─── Supplied data
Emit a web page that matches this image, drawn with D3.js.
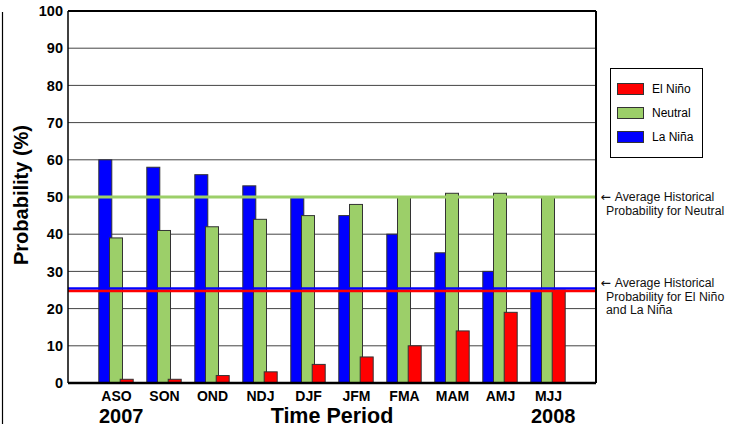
<!DOCTYPE html>
<html>
<head>
<meta charset="utf-8">
<script src="https://cdn.jsdelivr.net/npm/d3@7"></script>
<style>
  body { margin: 0; background: #fff; }
  svg { display: block; font-family: "Liberation Sans", Arial, sans-serif; }
</style>
</head>
<body>
<div id="chart"></div>
<script>
// datos
const periods = ["ASO", "SON", "OND", "NDJ", "DJF", "JFM", "FMA", "MAM", "AMJ", "MJJ"];
const laNina  = [60, 58, 56, 53, 50, 45, 40, 35, 30, 25];
const neutral = [39, 41, 42, 44, 45, 48, 50, 51, 51, 50];
const elNino  = [1, 1, 2, 3, 5, 7, 10, 14, 19, 25];
const yTicks  = [0, 10, 20, 30, 40, 50, 60, 70, 80, 90, 100];
const seriesNames = ["La Niña", "Neutral", "El Niño"];
const legendOrder = ["El Niño", "Neutral", "La Niña"];
const histNeutral = 50;
const histEnso = 25;

const colors = { "La Niña": "#0000ff", "Neutral": "#9ccf69", "El Niño": "#ff0000" };
const seriesValues = { "La Niña": laNina, "Neutral": neutral, "El Niño": elNino };

const W = 739, H = 427;
const plotL = 68, plotR = 596, plotT = 11, plotB = 383;

const svg = d3.select("#chart").append("svg")
    .attr("width", W).attr("height", H);

// escalas
const x = d3.scalePoint().domain(periods).range([plotL, plotR]).padding(1);
const y = d3.scaleLinear().domain([0, 100]).range([plotB, plotT]);

// marco cortado a la izquierda
svg.append("line")
    .attr("x1", 2.5).attr("x2", 2.5).attr("y1", 12).attr("y2", 424)
    .attr("stroke", "#000").attr("stroke-width", 1.2);

// rejilla
svg.append("g")
    .selectAll("line")
    .data(yTicks.filter(d => d > 0 && d < 100))
    .enter().append("line")
    .attr("x1", plotL).attr("x2", plotR)
    .attr("y1", d => y(d)).attr("y2", d => y(d))
    .attr("stroke", "#444").attr("stroke-width", 1);

// barras
const barW = 13, step = 10.7;
seriesNames.forEach((name, k) => {
    svg.append("g")
        .selectAll("rect")
        .data(periods.map((p, i) => ({ p: p, v: seriesValues[name][i] })))
        .enter().append("rect")
        .attr("x", d => x(d.p) + (k - 1) * step - barW / 2)
        .attr("y", d => y(d.v))
        .attr("width", barW)
        .attr("height", d => y(0) - y(d.v))
        .attr("fill", colors[name])
        .attr("stroke", "#333")
        .attr("stroke-width", 1);
});

// lineas historicas
svg.append("line")
    .attr("x1", plotL).attr("x2", plotR)
    .attr("y1", y(histNeutral)).attr("y2", y(histNeutral))
    .attr("stroke", colors["Neutral"]).attr("stroke-width", 3);
svg.append("line")
    .attr("x1", plotL).attr("x2", plotR)
    .attr("y1", y(histEnso) - 1.5).attr("y2", y(histEnso) - 1.5)
    .attr("stroke", colors["La Niña"]).attr("stroke-width", 2.5);
svg.append("line")
    .attr("x1", plotL).attr("x2", plotR)
    .attr("y1", y(histEnso) + 1).attr("y2", y(histEnso) + 1)
    .attr("stroke", colors["El Niño"]).attr("stroke-width", 2.5);

// bordes del area
svg.append("line").attr("x1", plotL).attr("x2", plotR).attr("y1", plotT).attr("y2", plotT)
    .attr("stroke", "#000").attr("stroke-width", 2);
svg.append("line").attr("x1", plotR).attr("x2", plotR).attr("y1", plotT).attr("y2", plotB)
    .attr("stroke", "#000").attr("stroke-width", 2);
svg.append("line").attr("x1", plotL).attr("x2", plotL).attr("y1", plotT).attr("y2", plotB)
    .attr("stroke", "#000").attr("stroke-width", 1.5);

// eje X
const xAxis = svg.append("g")
    .attr("transform", `translate(0,${plotB})`)
    .call(d3.axisBottom(x).tickSize(0).tickPadding(8));
xAxis.select(".domain").attr("stroke", "#000").attr("stroke-width", 2.5)
    .attr("d", `M${plotL},0H${plotR}`);
xAxis.selectAll("text")
    .attr("font-size", 14).attr("font-weight", "bold").attr("fill", "#000")
    .attr("font-family", "Liberation Sans, Arial, sans-serif");

// eje Y
const yAxis = svg.append("g")
    .attr("transform", `translate(${plotL},0)`)
    .call(d3.axisLeft(y).tickValues(yTicks).tickSize(0).tickPadding(5));
yAxis.select(".domain").remove();
yAxis.selectAll("text")
    .attr("font-size", 14.5).attr("font-weight", "bold").attr("fill", "#000")
    .attr("font-family", "Liberation Sans, Arial, sans-serif");

// titulos
svg.append("text")
    .attr("transform", `translate(28,195) rotate(-90)`)
    .attr("text-anchor", "middle")
    .attr("font-size", 20).attr("font-weight", "bold")
    .text("Probability (%)");

svg.append("text")
    .attr("x", 332).attr("y", 423)
    .attr("text-anchor", "middle")
    .attr("font-size", 21.5).attr("font-weight", "bold")
    .text("Time Period");

svg.append("text")
    .attr("x", 99).attr("y", 423)
    .attr("font-size", 20).attr("font-weight", "bold")
    .text("2007");
svg.append("text")
    .attr("x", 531).attr("y", 423)
    .attr("font-size", 20).attr("font-weight", "bold")
    .text("2008");

// leyenda
const legend = svg.append("g");
legend.append("rect")
    .attr("x", 610.5).attr("y", 68.5).attr("width", 92).attr("height", 89)
    .attr("fill", "#fff").attr("stroke", "#000").attr("stroke-width", 1);
legendOrder.forEach((name, i) => {
    const cy = 89 + i * 24;
    legend.append("rect")
        .attr("x", 617.5).attr("y", cy - 5.5).attr("width", 26).attr("height", 11)
        .attr("fill", colors[name]).attr("stroke", "#333").attr("stroke-width", 1);
    legend.append("text")
        .attr("x", 652).attr("y", cy)
        .attr("dy", "0.35em")
        .attr("font-size", 12)
        .text(name);
});

// notas a la derecha
const notes = [
    { y: y(histNeutral), lines: ["Average Historical", "Probability for Neutral"] },
    { y: y(histEnso) - 7, lines: ["Average Historical", "Probability for El Niño", "and La Niña"] }
];
notes.forEach(n => {
    n.lines.forEach((t, j) => {
        const txt = svg.append("text")
            .attr("x", j === 0 ? 600.5 : 606)
            .attr("y", n.y + j * 13.5)
            .attr("dy", "0.35em")
            .attr("font-size", 12.3)
            .attr("fill", "#111");
        if (j === 0) {
            txt.append("tspan").attr("font-family", "DejaVu Sans").text("\u2190 ");
        }
        txt.append("tspan").text(t);
    });
});
</script>
</body>
</html>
──────
-- Your goal --
Reproduce every line above as written, skipping pictures.

-- Response to the exercise --
Emit a web page that matches this image, drawn with D3.js.
<!DOCTYPE html>
<html>
<head>
<meta charset="utf-8">
<script src="https://cdn.jsdelivr.net/npm/d3@7"></script>
<style>
  body { margin: 0; background: #fff; }
  svg { display: block; font-family: "Liberation Sans", Arial, sans-serif; }
</style>
</head>
<body>
<div id="chart"></div>
<script>
// datos
const periods = ["ASO", "SON", "OND", "NDJ", "DJF", "JFM", "FMA", "MAM", "AMJ", "MJJ"];
const laNina  = [60, 58, 56, 53, 50, 45, 40, 35, 30, 25];
const neutral = [39, 41, 42, 44, 45, 48, 50, 51, 51, 50];
const elNino  = [1, 1, 2, 3, 5, 7, 10, 14, 19, 25];
const yTicks  = [0, 10, 20, 30, 40, 50, 60, 70, 80, 90, 100];
const seriesNames = ["La Niña", "Neutral", "El Niño"];
const legendOrder = ["El Niño", "Neutral", "La Niña"];
const histNeutral = 50;
const histEnso = 25;

const colors = { "La Niña": "#0000ff", "Neutral": "#9ccf69", "El Niño": "#ff0000" };
const seriesValues = { "La Niña": laNina, "Neutral": neutral, "El Niño": elNino };

const W = 739, H = 427;
const plotL = 68, plotR = 596, plotT = 11, plotB = 383;

const svg = d3.select("#chart").append("svg")
    .attr("width", W).attr("height", H);

// escalas
const x = d3.scalePoint().domain(periods).range([plotL, plotR]).padding(1);
const y = d3.scaleLinear().domain([0, 100]).range([plotB, plotT]);

// marco cortado a la izquierda
svg.append("line")
    .attr("x1", 2.5).attr("x2", 2.5).attr("y1", 12).attr("y2", 424)
    .attr("stroke", "#000").attr("stroke-width", 1.2);

// rejilla
svg.append("g")
    .selectAll("line")
    .data(yTicks.filter(d => d > 0 && d < 100))
    .enter().append("line")
    .attr("x1", plotL).attr("x2", plotR)
    .attr("y1", d => y(d)).attr("y2", d => y(d))
    .attr("stroke", "#444").attr("stroke-width", 1);

// barras
const barW = 13, step = 10.7;
seriesNames.forEach((name, k) => {
    svg.append("g")
        .selectAll("rect")
        .data(periods.map((p, i) => ({ p: p, v: seriesValues[name][i] })))
        .enter().append("rect")
        .attr("x", d => x(d.p) + (k - 1) * step - barW / 2)
        .attr("y", d => y(d.v))
        .attr("width", barW)
        .attr("height", d => y(0) - y(d.v))
        .attr("fill", colors[name])
        .attr("stroke", "#333")
        .attr("stroke-width", 1);
});

// lineas historicas
svg.append("line")
    .attr("x1", plotL).attr("x2", plotR)
    .attr("y1", y(histNeutral)).attr("y2", y(histNeutral))
    .attr("stroke", colors["Neutral"]).attr("stroke-width", 3);
svg.append("line")
    .attr("x1", plotL).attr("x2", plotR)
    .attr("y1", y(histEnso) - 1.5).attr("y2", y(histEnso) - 1.5)
    .attr("stroke", colors["La Niña"]).attr("stroke-width", 2.5);
svg.append("line")
    .attr("x1", plotL).attr("x2", plotR)
    .attr("y1", y(histEnso) + 1).attr("y2", y(histEnso) + 1)
    .attr("stroke", colors["El Niño"]).attr("stroke-width", 2.5);

// bordes del area
svg.append("line").attr("x1", plotL).attr("x2", plotR).attr("y1", plotT).attr("y2", plotT)
    .attr("stroke", "#000").attr("stroke-width", 2);
svg.append("line").attr("x1", plotR).attr("x2", plotR).attr("y1", plotT).attr("y2", plotB)
    .attr("stroke", "#000").attr("stroke-width", 2);
svg.append("line").attr("x1", plotL).attr("x2", plotL).attr("y1", plotT).attr("y2", plotB)
    .attr("stroke", "#000").attr("stroke-width", 1.5);

// eje X
const xAxis = svg.append("g")
    .attr("transform", `translate(0,${plotB})`)
    .call(d3.axisBottom(x).tickSize(0).tickPadding(8));
xAxis.select(".domain").attr("stroke", "#000").attr("stroke-width", 2.5)
    .attr("d", `M${plotL},0H${plotR}`);
xAxis.selectAll("text")
    .attr("font-size", 14).attr("font-weight", "bold").attr("fill", "#000")
    .attr("font-family", "Liberation Sans, Arial, sans-serif");

// eje Y
const yAxis = svg.append("g")
    .attr("transform", `translate(${plotL},0)`)
    .call(d3.axisLeft(y).tickValues(yTicks).tickSize(0).tickPadding(5));
yAxis.select(".domain").remove();
yAxis.selectAll("text")
    .attr("font-size", 14.5).attr("font-weight", "bold").attr("fill", "#000")
    .attr("font-family", "Liberation Sans, Arial, sans-serif");

// titulos
svg.append("text")
    .attr("transform", `translate(28,195) rotate(-90)`)
    .attr("text-anchor", "middle")
    .attr("font-size", 20).attr("font-weight", "bold")
    .text("Probability (%)");

svg.append("text")
    .attr("x", 332).attr("y", 423)
    .attr("text-anchor", "middle")
    .attr("font-size", 21.5).attr("font-weight", "bold")
    .text("Time Period");

svg.append("text")
    .attr("x", 99).attr("y", 423)
    .attr("font-size", 20).attr("font-weight", "bold")
    .text("2007");
svg.append("text")
    .attr("x", 531).attr("y", 423)
    .attr("font-size", 20).attr("font-weight", "bold")
    .text("2008");

// leyenda
const legend = svg.append("g");
legend.append("rect")
    .attr("x", 610.5).attr("y", 68.5).attr("width", 92).attr("height", 89)
    .attr("fill", "#fff").attr("stroke", "#000").attr("stroke-width", 1);
legendOrder.forEach((name, i) => {
    const cy = 89 + i * 24;
    legend.append("rect")
        .attr("x", 617.5).attr("y", cy - 5.5).attr("width", 26).attr("height", 11)
        .attr("fill", colors[name]).attr("stroke", "#333").attr("stroke-width", 1);
    legend.append("text")
        .attr("x", 652).attr("y", cy)
        .attr("dy", "0.35em")
        .attr("font-size", 12)
        .text(name);
});

// notas a la derecha
const notes = [
    { y: y(histNeutral), lines: ["Average Historical", "Probability for Neutral"] },
    { y: y(histEnso) - 7, lines: ["Average Historical", "Probability for El Niño", "and La Niña"] }
];
notes.forEach(n => {
    n.lines.forEach((t, j) => {
        const txt = svg.append("text")
            .attr("x", j === 0 ? 600.5 : 606)
            .attr("y", n.y + j * 13.5)
            .attr("dy", "0.35em")
            .attr("font-size", 12.3)
            .attr("fill", "#111");
        if (j === 0) {
            txt.append("tspan").attr("font-family", "DejaVu Sans").text("\u2190 ");
        }
        txt.append("tspan").text(t);
    });
});
</script>
</body>
</html>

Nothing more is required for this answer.